In the past two years thousands of companies have embraced Internet technologies to create marketing or customer-service sites on the World Wide Web, or to transact business and reach new customers. Thousands more have begun implementing TCP/IP-based intranets to share information and foster collaboration among their employees. But as these applications of Internet technologies mushroom, so does the challenge of managing all this information.
One solution lies in Web Object Management, a new method of creating, managing, and hosting content on the exploding number of sites.
In 1994, IBM began studying how to manage the growth in network traffic expected when the Web became a true mass medium. IBM scientists from Great Britain, Germany, and the United States began creating a new way to structure, serve, and manage content on the Web.
A key insight–realized early on–was that as Web sites grew, creating and managing tens of thousands of individual files would become unworkable. In a typical Web site, a company might have thousands of documents with the company’s name or logo, all individual flat files tied together in a sort of endlessly branched tree. In this architecture, when prices or logos change, it’s necessary to manually go back and update every individual Web page affected.
IBM researchers realized that a better approach would be to construct pages from reusable parts called objects. Thus, a company logo, headers, charts, tables, etc., can be constructed from common parts. When one object is updated, every document that uses that object reflects the change. Web-site management suddenly becomes much simpler.

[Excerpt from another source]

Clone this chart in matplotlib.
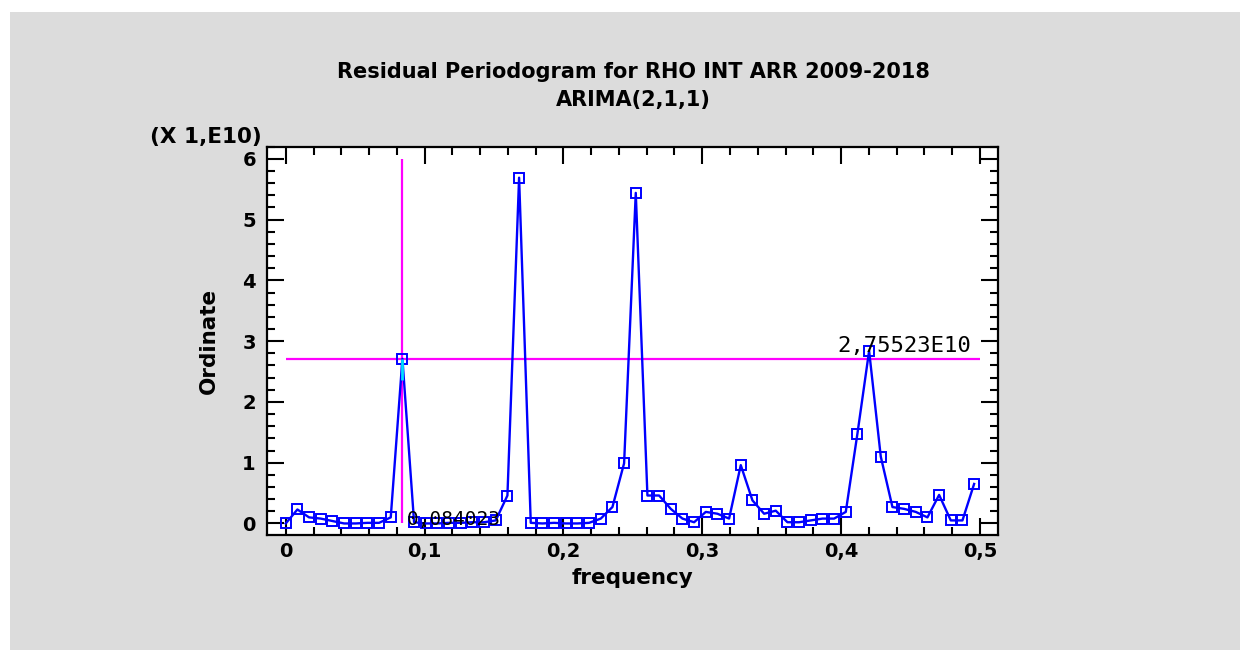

While Web Object Management is the core component of this new architectural approach to site development, additional technologies were needed to enable the concept to perform on a global basis. IBM refined the core server itself to what became known as WOMplex, a combination of systems, networks, and software for developing, deploying, and managing Net applications on a global scale.
Essential to WOMplex is Virtual IP Addressing. URLs, the network addresses for Web pages or servers, traditionally have referred to a physical location on the network. The WOMplex creates a URL that is an alias for a cluster of locations, each identified by the same URL to the end user. This “virtualizing” of the server enables load to be distributed simultaneously over many machines.
The WOMplex represents an approach to site design and management that will scale to the needs of any customer. We believe it provides the prototype for tomorrow’s Web.
John R. Patrick is VP of Internet technology at IBM.